You will also now see a kubernetes.yaml file that contains the kuberenetes configuration
for launching the kubernetes pod on nautilus. This file will be filled out with configuration based on
the s3_bucket specified. For example, AWS_ENDPOINT_URL and WANDB_API_KEY will be set inside the remote
container based on your local environment variables.
In addition, AMPLFI_OUTDIR and AMPLFI_DATADIR environment variables will be set inside the container
based on the specified s3_bucket:
# snip
env:
# snip
- name: AMPLFI_OUTDIR
value: s3://my_bucket/my-first-remote-train
- name: AMPLFI_DATADIR
value: s3://my_bucket/my-first-remote-train/data
Note
If you already have a remote data directory you wish to train with, you can specify the
AMPLFI_DATADIRenvironment variable in therun.shandkubernetes.yamlto point to your data directory.
The run.sh file will look slightly different than the local training job:
# run.sh
#!/bin/bash
export AMPLFI_DATADIR=s3://my_bucket/my-first-remote-train/data
# launch data generation pipeline
LAW_CONFIG_FILE=/home/ethan.marx/amplfi/my-first-remote-train/datagen.cfg law run amplfi.data.DataGeneration --workers 5
# move config file to remote s3 location
s3cmd put /home/ethan.marx/amplfi/my-first-remote-train/cbc.yaml s3://my_bucket/my-first-remote-train/cbc.yaml
# launch job
kubectl apply -f /home/ethan.marx/amplfi/kubernetes.yaml
The first step is generating strain data for training and testing. As usual, if data at the specified AMPLFI_DATADIR already exists,
this step will be automatically skipped. Next, the training configuration file will be moved to remote storage
so that it can be accessed by the kubernetes job. Finally, the kubernetes job will be launched.
To monitor the job, you can run
kubectl get pods
to get the pod name and inspect the status of the pod, and
kubectl logs <pod-name>
to inspect any logs from the pod once its running.
Configuring Kubernetes Job
By default, the job will utilize the remote AMPLFI image at ghcr.io/ml4gw/amplfi/amplfi:main.

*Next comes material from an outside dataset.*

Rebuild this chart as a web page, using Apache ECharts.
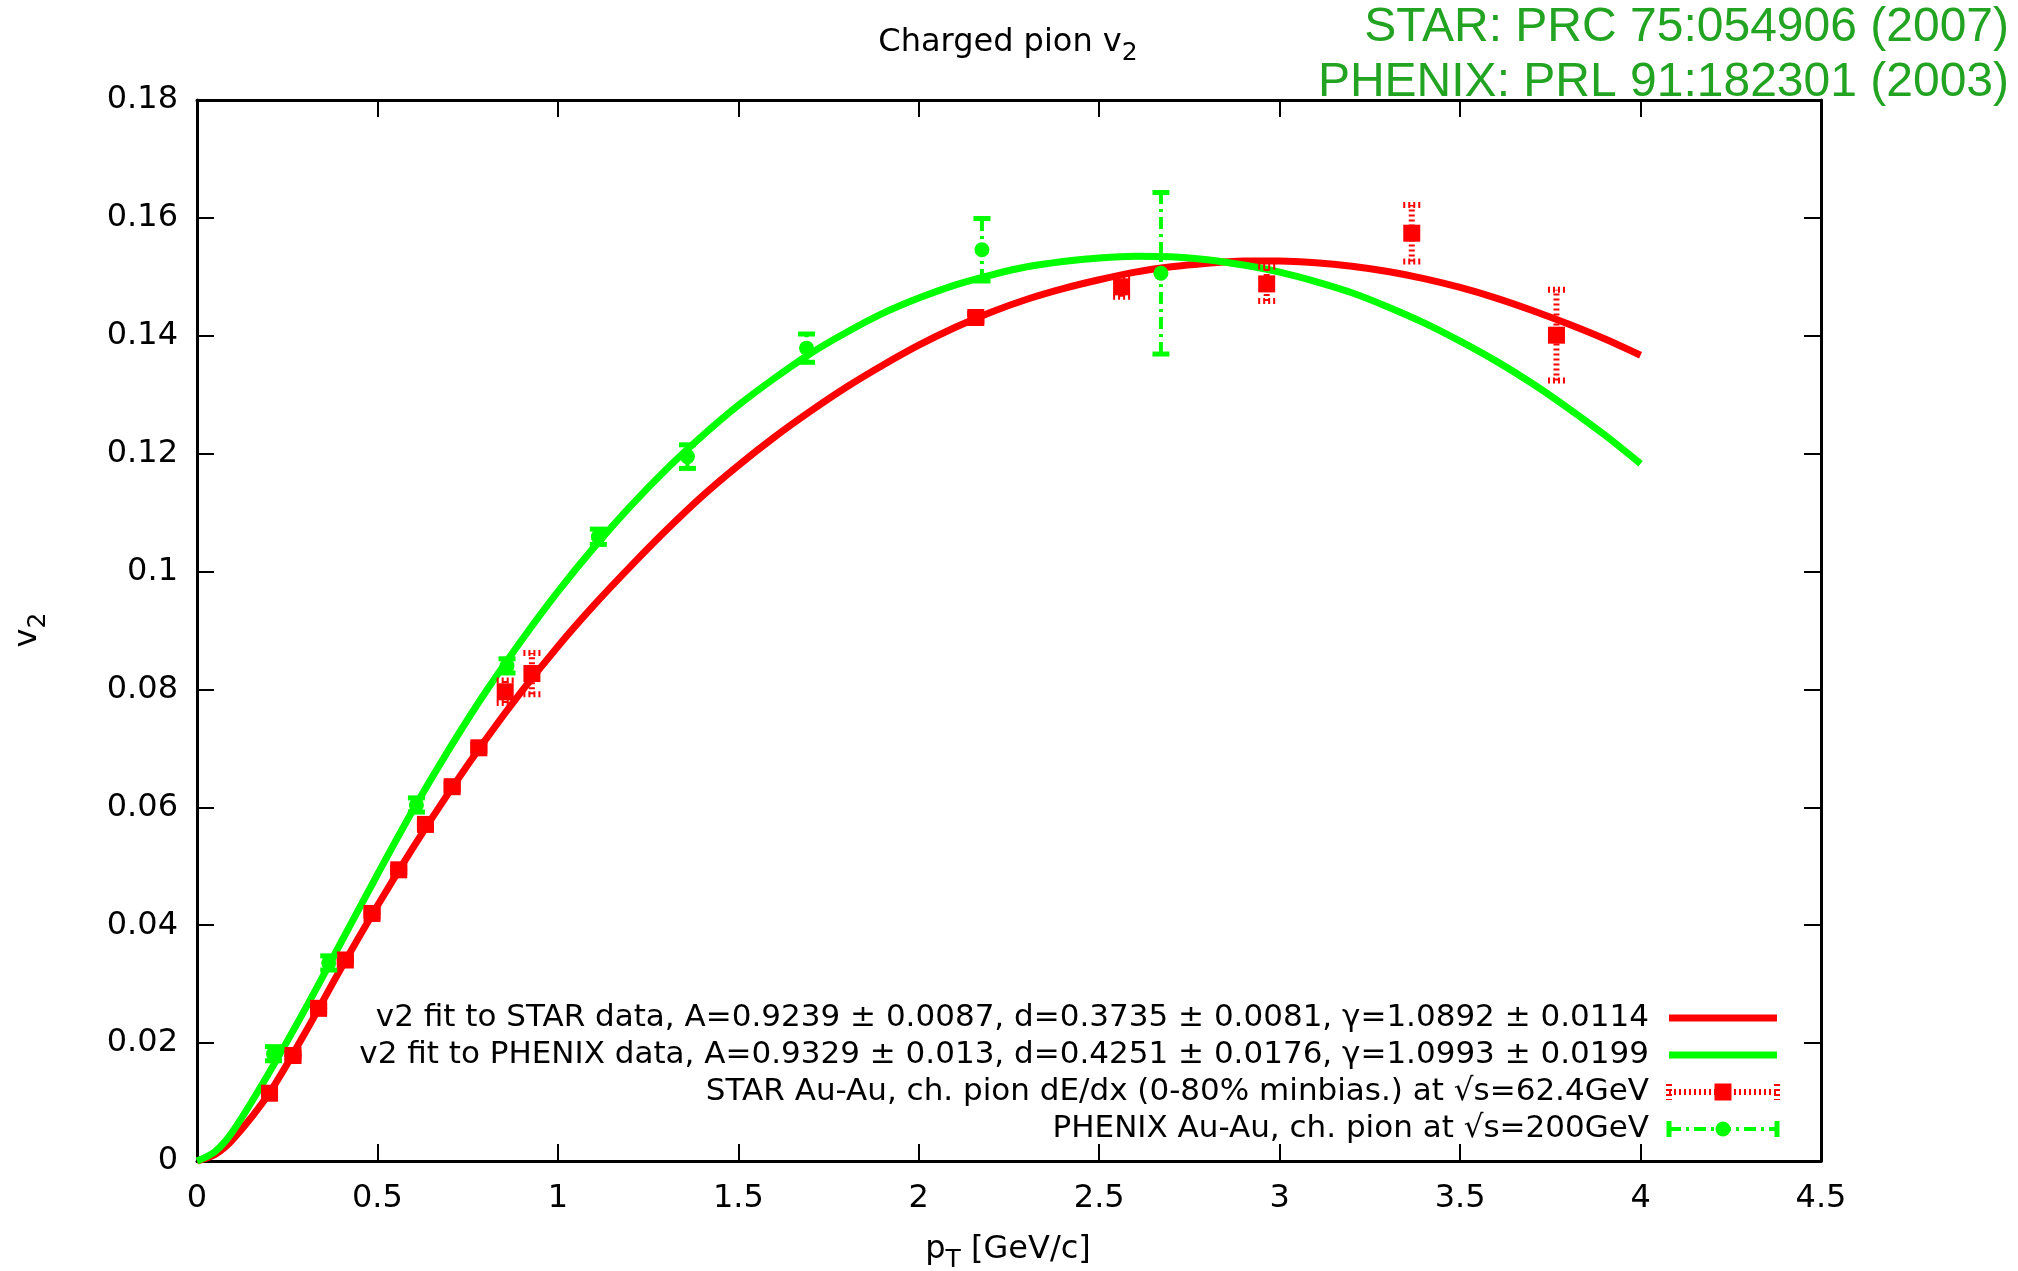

If for some reason you wish to utilize another image with AMPLFI installed, you can change
the image parameter.
The amount of GPUs and CPUs available in the pod can also be configured by editing the kubernetes.yaml file”
# kubernetes.yaml
# snip
...
image: ghcr.io/ml4gw/amplfi/amplfi:main
imagePullPolicy: Always
name: train
resources:
limits:
cpu: "96"
memory: 416G
nvidia.com/gpu: "8"
requests:
cpu: "96"
memory: 416G
nvidia.com/gpu: "8"
By default, 8 gpus are requested. Sometimes it can take a little while for jobs with 8 gpus to be scheduled. Decreasing the number of requested GPUs will speed up scheduling time.